◆ **ENTRIES**:
= = = = = = =

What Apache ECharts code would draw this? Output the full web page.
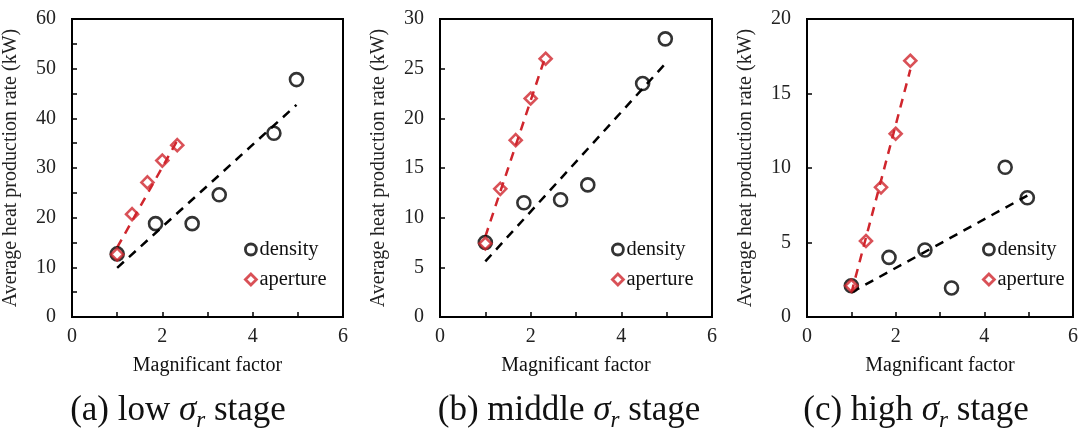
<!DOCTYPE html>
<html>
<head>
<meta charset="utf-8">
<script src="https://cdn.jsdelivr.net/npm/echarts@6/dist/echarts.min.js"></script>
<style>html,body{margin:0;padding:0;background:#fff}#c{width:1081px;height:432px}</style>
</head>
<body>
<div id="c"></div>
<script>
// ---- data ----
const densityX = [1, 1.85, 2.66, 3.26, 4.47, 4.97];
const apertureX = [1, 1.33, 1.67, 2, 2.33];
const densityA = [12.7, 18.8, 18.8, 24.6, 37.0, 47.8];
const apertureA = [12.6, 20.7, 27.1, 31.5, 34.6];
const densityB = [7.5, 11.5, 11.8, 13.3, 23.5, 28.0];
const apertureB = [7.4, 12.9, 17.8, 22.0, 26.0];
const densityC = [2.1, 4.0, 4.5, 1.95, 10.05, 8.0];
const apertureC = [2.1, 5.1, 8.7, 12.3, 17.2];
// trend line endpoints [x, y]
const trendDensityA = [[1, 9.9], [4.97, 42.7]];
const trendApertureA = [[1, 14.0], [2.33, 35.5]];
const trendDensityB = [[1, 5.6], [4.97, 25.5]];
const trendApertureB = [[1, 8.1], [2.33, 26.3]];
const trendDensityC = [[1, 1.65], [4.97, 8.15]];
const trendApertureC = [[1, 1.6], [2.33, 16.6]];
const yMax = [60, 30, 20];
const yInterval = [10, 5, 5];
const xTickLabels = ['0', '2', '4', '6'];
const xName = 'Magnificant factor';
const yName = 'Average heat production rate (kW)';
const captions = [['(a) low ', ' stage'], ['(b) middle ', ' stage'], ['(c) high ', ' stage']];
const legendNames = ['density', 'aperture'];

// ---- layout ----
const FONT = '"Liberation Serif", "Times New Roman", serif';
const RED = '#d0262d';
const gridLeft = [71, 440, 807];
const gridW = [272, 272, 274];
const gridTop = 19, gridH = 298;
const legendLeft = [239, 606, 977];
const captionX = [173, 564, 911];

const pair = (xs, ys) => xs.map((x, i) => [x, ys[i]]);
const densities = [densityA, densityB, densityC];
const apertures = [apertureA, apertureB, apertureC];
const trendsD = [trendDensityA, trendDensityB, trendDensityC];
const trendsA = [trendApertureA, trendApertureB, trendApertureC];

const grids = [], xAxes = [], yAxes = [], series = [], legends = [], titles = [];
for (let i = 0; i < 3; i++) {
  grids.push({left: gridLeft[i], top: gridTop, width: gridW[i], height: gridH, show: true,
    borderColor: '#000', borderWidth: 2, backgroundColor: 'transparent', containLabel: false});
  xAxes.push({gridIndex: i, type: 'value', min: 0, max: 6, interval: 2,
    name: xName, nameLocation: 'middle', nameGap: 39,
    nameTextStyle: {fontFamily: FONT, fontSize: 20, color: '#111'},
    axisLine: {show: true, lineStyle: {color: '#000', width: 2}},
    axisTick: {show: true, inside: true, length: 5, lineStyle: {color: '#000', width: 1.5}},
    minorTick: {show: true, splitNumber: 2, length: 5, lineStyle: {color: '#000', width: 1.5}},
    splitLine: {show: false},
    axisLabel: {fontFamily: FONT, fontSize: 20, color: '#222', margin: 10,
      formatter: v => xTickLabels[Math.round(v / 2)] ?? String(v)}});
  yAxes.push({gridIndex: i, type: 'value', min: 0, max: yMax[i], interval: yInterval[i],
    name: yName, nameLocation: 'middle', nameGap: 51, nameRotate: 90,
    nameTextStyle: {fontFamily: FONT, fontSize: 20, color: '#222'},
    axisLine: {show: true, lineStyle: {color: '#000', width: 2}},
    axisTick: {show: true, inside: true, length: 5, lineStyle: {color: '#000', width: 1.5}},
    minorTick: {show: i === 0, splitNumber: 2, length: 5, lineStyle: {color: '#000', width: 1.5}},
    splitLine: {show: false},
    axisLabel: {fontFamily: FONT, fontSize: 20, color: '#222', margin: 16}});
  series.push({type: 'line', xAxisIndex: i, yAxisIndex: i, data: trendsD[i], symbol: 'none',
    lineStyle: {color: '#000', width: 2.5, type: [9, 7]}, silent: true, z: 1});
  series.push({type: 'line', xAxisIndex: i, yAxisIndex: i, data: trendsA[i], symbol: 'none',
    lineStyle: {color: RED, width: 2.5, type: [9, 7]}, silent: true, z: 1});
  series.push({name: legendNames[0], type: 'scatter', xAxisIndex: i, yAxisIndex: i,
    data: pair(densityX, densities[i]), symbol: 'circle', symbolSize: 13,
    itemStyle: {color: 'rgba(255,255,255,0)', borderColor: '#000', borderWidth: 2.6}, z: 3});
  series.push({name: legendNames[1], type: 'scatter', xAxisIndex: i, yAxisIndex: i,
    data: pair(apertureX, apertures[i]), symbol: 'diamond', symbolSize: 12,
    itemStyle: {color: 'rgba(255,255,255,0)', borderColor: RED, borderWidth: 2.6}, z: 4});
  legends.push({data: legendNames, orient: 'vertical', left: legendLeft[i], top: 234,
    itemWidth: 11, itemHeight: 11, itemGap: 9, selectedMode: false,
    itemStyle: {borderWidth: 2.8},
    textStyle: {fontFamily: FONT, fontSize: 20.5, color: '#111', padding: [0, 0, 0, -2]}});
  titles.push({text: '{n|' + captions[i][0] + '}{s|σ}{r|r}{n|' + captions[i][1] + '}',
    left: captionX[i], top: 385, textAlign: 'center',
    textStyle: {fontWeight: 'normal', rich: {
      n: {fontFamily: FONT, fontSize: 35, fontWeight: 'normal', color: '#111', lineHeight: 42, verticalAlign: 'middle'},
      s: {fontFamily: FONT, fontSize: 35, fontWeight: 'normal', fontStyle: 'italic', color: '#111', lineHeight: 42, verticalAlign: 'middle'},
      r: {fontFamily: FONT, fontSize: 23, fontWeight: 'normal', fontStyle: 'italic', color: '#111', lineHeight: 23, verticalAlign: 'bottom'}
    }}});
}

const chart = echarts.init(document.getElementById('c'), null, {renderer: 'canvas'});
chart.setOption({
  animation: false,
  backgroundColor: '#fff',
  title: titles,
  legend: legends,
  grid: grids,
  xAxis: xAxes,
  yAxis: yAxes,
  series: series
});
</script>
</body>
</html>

= = = = = = =

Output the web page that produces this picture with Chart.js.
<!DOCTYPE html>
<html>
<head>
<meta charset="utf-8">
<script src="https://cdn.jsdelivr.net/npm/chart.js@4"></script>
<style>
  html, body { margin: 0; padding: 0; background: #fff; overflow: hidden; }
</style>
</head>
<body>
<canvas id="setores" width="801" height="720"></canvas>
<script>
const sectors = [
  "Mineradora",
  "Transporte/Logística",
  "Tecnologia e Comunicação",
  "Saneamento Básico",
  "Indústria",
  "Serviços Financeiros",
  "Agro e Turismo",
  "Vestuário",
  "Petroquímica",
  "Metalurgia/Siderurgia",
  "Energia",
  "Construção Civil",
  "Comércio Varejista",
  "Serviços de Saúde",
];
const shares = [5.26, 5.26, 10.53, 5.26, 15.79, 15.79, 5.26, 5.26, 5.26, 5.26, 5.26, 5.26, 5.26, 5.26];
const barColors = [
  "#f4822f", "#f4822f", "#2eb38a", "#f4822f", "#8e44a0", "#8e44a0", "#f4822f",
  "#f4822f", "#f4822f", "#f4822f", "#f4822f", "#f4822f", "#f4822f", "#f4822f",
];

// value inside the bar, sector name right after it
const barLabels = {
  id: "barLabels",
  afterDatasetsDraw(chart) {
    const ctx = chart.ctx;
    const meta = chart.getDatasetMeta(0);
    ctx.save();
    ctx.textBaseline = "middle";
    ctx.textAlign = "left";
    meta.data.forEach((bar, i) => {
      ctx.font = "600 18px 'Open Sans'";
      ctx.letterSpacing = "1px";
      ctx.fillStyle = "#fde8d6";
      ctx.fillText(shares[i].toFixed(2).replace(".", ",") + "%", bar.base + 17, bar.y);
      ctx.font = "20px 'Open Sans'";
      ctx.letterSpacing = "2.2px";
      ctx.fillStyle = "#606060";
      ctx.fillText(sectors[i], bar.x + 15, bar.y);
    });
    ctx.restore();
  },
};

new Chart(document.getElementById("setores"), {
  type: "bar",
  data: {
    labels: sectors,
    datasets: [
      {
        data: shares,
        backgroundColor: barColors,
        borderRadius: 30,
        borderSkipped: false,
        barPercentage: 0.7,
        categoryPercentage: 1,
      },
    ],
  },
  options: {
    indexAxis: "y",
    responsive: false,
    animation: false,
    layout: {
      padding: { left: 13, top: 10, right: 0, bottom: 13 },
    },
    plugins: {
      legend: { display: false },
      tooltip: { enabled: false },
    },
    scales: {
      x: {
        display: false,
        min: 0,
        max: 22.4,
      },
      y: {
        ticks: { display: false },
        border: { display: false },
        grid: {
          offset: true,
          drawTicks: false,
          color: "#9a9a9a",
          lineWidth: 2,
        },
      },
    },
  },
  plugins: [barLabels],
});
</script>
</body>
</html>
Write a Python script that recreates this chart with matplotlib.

= = = = = = =

Skip all pictures. Retype exactly the span whose first line is the one with "What Apache ECharts" and whose last line is the one with "const legendNames = ['density', 'aperture'];".

What Apache ECharts code would draw this? Output the full web page.
<!DOCTYPE html>
<html>
<head>
<meta charset="utf-8">
<script src="https://cdn.jsdelivr.net/npm/echarts@6/dist/echarts.min.js"></script>
<style>html,body{margin:0;padding:0;background:#fff}#c{width:1081px;height:432px}</style>
</head>
<body>
<div id="c"></div>
<script>
// ---- data ----
const densityX = [1, 1.85, 2.66, 3.26, 4.47, 4.97];
const apertureX = [1, 1.33, 1.67, 2, 2.33];
const densityA = [12.7, 18.8, 18.8, 24.6, 37.0, 47.8];
const apertureA = [12.6, 20.7, 27.1, 31.5, 34.6];
const densityB = [7.5, 11.5, 11.8, 13.3, 23.5, 28.0];
const apertureB = [7.4, 12.9, 17.8, 22.0, 26.0];
const densityC = [2.1, 4.0, 4.5, 1.95, 10.05, 8.0];
const apertureC = [2.1, 5.1, 8.7, 12.3, 17.2];
// trend line endpoints [x, y]
const trendDensityA = [[1, 9.9], [4.97, 42.7]];
const trendApertureA = [[1, 14.0], [2.33, 35.5]];
const trendDensityB = [[1, 5.6], [4.97, 25.5]];
const trendApertureB = [[1, 8.1], [2.33, 26.3]];
const trendDensityC = [[1, 1.65], [4.97, 8.15]];
const trendApertureC = [[1, 1.6], [2.33, 16.6]];
const yMax = [60, 30, 20];
const yInterval = [10, 5, 5];
const xTickLabels = ['0', '2', '4', '6'];
const xName = 'Magnificant factor';
const yName = 'Average heat production rate (kW)';
const captions = [['(a) low ', ' stage'], ['(b) middle ', ' stage'], ['(c) high ', ' stage']];
const legendNames = ['density', 'aperture'];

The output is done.